### WRITTEN TASK
Copy out exactly the lines from the one holding "Write the React, TypeScript" through the one holding "const toPoints = (vals: number[])", ends included; omit images.

### DATA SUPPLIED

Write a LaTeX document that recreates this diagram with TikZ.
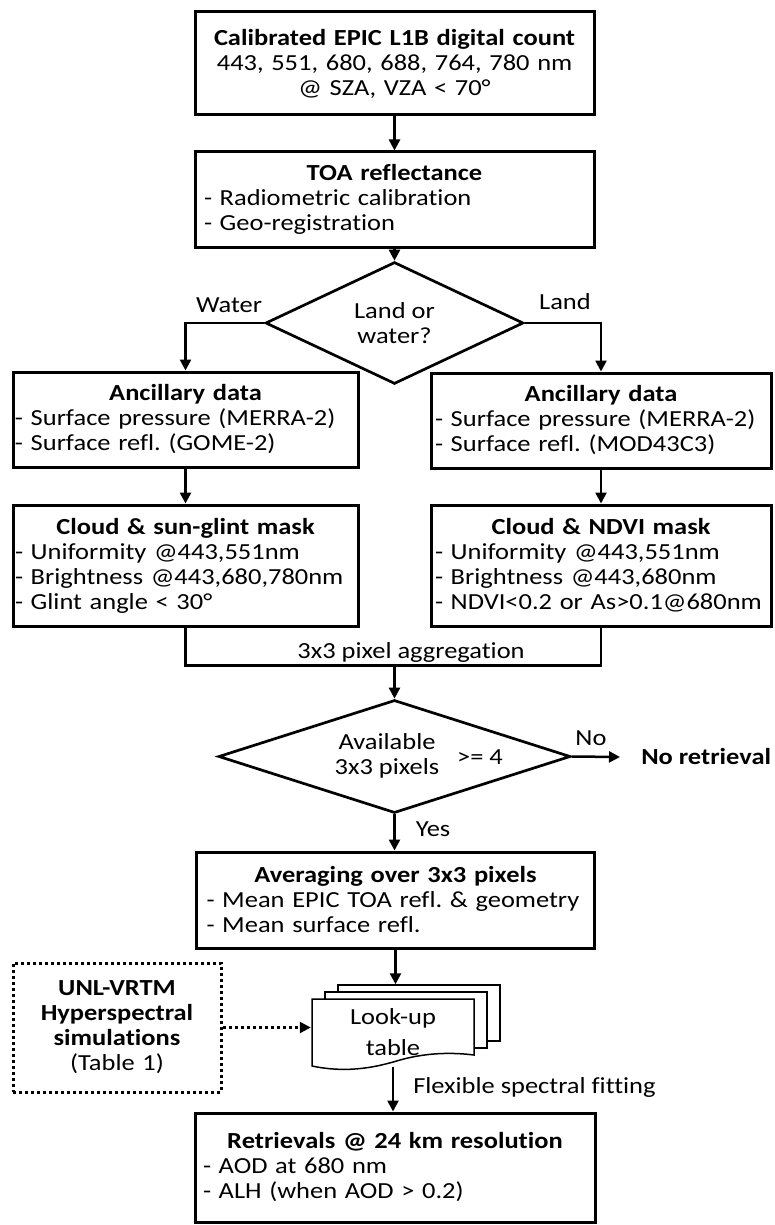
---
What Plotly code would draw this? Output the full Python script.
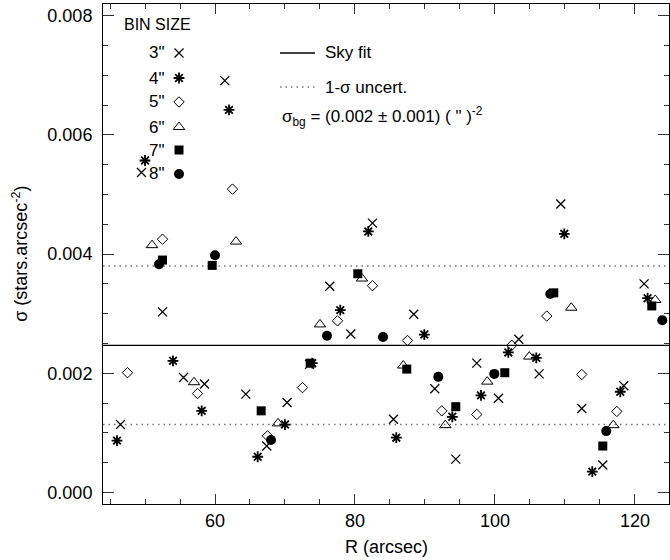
* * *
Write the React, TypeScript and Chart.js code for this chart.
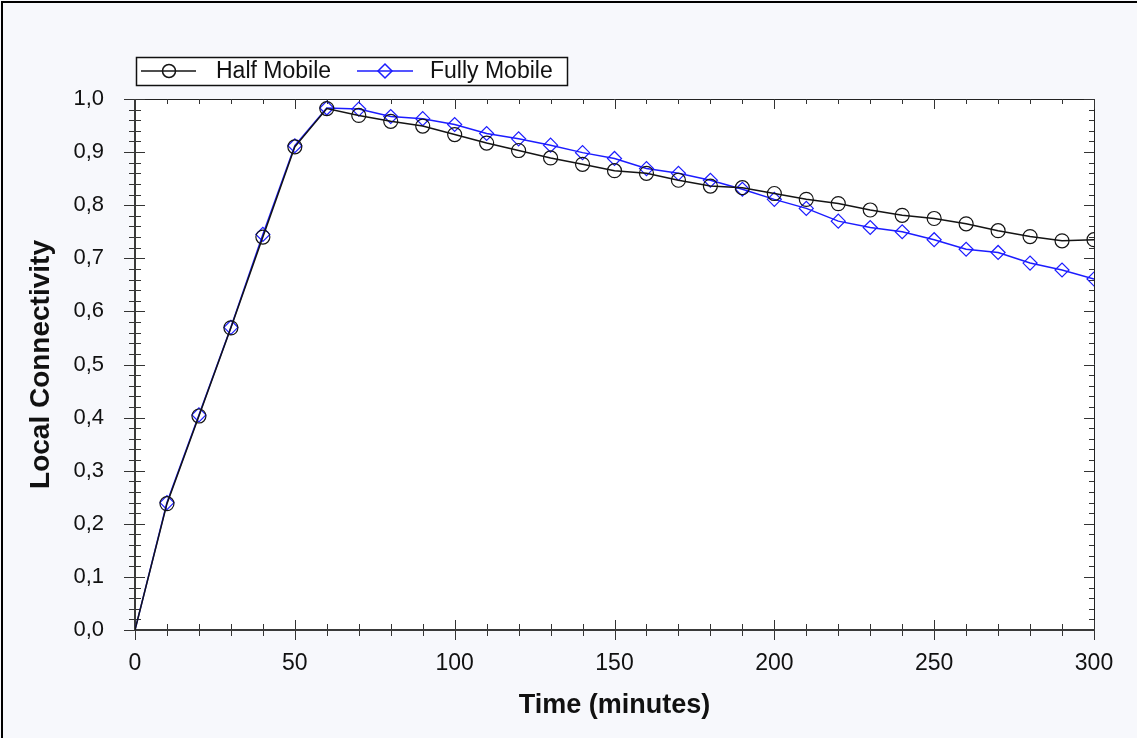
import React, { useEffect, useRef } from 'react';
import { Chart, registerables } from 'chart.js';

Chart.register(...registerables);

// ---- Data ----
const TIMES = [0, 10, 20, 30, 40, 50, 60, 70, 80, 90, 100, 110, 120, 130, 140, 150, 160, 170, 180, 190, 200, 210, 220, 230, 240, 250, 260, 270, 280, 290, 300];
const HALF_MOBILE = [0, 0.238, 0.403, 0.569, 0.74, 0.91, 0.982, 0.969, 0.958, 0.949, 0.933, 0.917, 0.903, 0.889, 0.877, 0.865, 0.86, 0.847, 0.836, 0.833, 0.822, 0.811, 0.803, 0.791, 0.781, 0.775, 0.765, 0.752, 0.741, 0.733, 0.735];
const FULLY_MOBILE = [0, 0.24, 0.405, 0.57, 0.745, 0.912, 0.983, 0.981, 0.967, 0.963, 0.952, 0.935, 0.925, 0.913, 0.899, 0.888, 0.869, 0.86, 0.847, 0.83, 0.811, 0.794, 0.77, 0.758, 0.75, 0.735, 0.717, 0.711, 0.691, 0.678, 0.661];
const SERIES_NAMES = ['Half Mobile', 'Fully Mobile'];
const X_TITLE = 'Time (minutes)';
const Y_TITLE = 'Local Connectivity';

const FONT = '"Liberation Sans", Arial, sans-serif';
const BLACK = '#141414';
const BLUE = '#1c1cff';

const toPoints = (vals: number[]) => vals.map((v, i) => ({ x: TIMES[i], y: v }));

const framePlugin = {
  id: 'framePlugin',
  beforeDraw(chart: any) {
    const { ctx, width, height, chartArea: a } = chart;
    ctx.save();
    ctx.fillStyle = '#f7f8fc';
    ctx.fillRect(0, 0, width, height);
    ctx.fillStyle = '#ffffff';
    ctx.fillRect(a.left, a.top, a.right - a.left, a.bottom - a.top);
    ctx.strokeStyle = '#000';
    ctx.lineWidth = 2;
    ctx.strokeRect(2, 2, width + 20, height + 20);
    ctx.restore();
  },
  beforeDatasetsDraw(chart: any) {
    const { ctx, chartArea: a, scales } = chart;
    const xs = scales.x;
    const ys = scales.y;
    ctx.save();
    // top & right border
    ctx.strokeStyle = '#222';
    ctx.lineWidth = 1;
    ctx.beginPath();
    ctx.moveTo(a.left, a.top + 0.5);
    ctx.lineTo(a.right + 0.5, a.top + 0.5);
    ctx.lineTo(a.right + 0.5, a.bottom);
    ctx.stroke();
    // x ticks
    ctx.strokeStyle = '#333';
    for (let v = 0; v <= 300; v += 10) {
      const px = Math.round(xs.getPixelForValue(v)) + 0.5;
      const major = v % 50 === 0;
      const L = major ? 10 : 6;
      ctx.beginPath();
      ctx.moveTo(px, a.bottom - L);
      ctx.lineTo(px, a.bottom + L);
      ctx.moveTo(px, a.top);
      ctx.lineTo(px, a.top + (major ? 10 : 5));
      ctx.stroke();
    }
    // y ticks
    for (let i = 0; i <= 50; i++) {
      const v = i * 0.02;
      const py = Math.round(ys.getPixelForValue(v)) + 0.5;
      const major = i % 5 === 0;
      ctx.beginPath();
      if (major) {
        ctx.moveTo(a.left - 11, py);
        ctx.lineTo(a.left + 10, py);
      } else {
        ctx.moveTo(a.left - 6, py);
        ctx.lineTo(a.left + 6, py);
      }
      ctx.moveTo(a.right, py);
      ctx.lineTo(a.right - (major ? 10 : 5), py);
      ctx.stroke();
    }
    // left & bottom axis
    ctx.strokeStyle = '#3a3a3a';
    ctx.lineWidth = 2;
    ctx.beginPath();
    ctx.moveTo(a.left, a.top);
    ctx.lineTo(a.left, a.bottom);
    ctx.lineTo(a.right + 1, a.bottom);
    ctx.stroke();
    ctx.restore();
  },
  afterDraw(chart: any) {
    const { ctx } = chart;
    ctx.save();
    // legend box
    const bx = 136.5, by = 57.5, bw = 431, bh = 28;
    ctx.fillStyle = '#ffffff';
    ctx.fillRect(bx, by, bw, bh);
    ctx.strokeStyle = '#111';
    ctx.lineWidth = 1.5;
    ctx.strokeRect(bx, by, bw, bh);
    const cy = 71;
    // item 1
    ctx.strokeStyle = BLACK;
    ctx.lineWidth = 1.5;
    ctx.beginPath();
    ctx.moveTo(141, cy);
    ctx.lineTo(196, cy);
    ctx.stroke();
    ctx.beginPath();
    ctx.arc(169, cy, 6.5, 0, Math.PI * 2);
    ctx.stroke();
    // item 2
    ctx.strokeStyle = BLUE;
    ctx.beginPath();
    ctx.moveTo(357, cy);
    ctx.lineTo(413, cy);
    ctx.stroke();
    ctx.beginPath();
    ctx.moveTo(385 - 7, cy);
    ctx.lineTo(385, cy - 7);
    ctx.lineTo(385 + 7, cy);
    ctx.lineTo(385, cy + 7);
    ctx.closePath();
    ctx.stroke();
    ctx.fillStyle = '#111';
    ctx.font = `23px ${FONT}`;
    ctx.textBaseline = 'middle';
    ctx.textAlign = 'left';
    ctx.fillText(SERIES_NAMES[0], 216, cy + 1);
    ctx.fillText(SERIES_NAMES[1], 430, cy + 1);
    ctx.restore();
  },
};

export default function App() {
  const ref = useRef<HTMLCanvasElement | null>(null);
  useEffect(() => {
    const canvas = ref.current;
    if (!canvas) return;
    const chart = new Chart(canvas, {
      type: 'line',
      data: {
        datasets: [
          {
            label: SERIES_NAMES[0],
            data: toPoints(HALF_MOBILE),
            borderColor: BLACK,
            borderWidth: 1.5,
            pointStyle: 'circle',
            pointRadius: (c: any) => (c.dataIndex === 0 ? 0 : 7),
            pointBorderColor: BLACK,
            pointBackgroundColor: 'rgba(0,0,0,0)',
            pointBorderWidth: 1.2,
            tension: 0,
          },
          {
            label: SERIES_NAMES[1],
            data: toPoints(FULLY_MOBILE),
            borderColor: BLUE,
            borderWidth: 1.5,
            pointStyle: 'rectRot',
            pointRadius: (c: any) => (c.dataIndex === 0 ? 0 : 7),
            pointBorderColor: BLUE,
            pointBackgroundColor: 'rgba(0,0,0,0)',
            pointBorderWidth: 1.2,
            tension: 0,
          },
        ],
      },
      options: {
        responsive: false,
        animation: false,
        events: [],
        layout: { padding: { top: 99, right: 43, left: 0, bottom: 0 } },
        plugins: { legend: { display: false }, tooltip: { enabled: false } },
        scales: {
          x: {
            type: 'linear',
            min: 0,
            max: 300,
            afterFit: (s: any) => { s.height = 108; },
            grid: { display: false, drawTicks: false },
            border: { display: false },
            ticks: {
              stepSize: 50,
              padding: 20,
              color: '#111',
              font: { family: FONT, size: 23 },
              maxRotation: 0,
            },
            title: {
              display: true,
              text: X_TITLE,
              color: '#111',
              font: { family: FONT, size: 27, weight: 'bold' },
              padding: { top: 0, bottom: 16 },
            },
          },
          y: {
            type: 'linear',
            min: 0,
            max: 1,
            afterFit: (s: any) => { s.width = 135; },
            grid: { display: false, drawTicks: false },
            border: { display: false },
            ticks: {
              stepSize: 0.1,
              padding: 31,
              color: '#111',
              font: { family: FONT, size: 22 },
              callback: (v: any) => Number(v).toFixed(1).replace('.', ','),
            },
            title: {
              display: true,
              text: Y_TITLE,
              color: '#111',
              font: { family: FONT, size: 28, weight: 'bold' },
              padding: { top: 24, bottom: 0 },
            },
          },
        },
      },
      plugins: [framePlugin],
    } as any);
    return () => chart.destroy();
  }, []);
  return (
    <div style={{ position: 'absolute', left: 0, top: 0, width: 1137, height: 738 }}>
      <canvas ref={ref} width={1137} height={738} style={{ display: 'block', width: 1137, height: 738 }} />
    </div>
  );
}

### FULL ANSWER
Write the React, TypeScript and Chart.js code for this chart.
import React, { useEffect, useRef } from 'react';
import { Chart, registerables } from 'chart.js';

Chart.register(...registerables);

// ---- Data ----
const TIMES = [0, 10, 20, 30, 40, 50, 60, 70, 80, 90, 100, 110, 120, 130, 140, 150, 160, 170, 180, 190, 200, 210, 220, 230, 240, 250, 260, 270, 280, 290, 300];
const HALF_MOBILE = [0, 0.238, 0.403, 0.569, 0.74, 0.91, 0.982, 0.969, 0.958, 0.949, 0.933, 0.917, 0.903, 0.889, 0.877, 0.865, 0.86, 0.847, 0.836, 0.833, 0.822, 0.811, 0.803, 0.791, 0.781, 0.775, 0.765, 0.752, 0.741, 0.733, 0.735];
const FULLY_MOBILE = [0, 0.24, 0.405, 0.57, 0.745, 0.912, 0.983, 0.981, 0.967, 0.963, 0.952, 0.935, 0.925, 0.913, 0.899, 0.888, 0.869, 0.86, 0.847, 0.83, 0.811, 0.794, 0.77, 0.758, 0.75, 0.735, 0.717, 0.711, 0.691, 0.678, 0.661];
const SERIES_NAMES = ['Half Mobile', 'Fully Mobile'];
const X_TITLE = 'Time (minutes)';
const Y_TITLE = 'Local Connectivity';

const FONT = '"Liberation Sans", Arial, sans-serif';
const BLACK = '#141414';
const BLUE = '#1c1cff';

const toPoints = (vals: number[]) => vals.map((v, i) => ({ x: TIMES[i], y: v }));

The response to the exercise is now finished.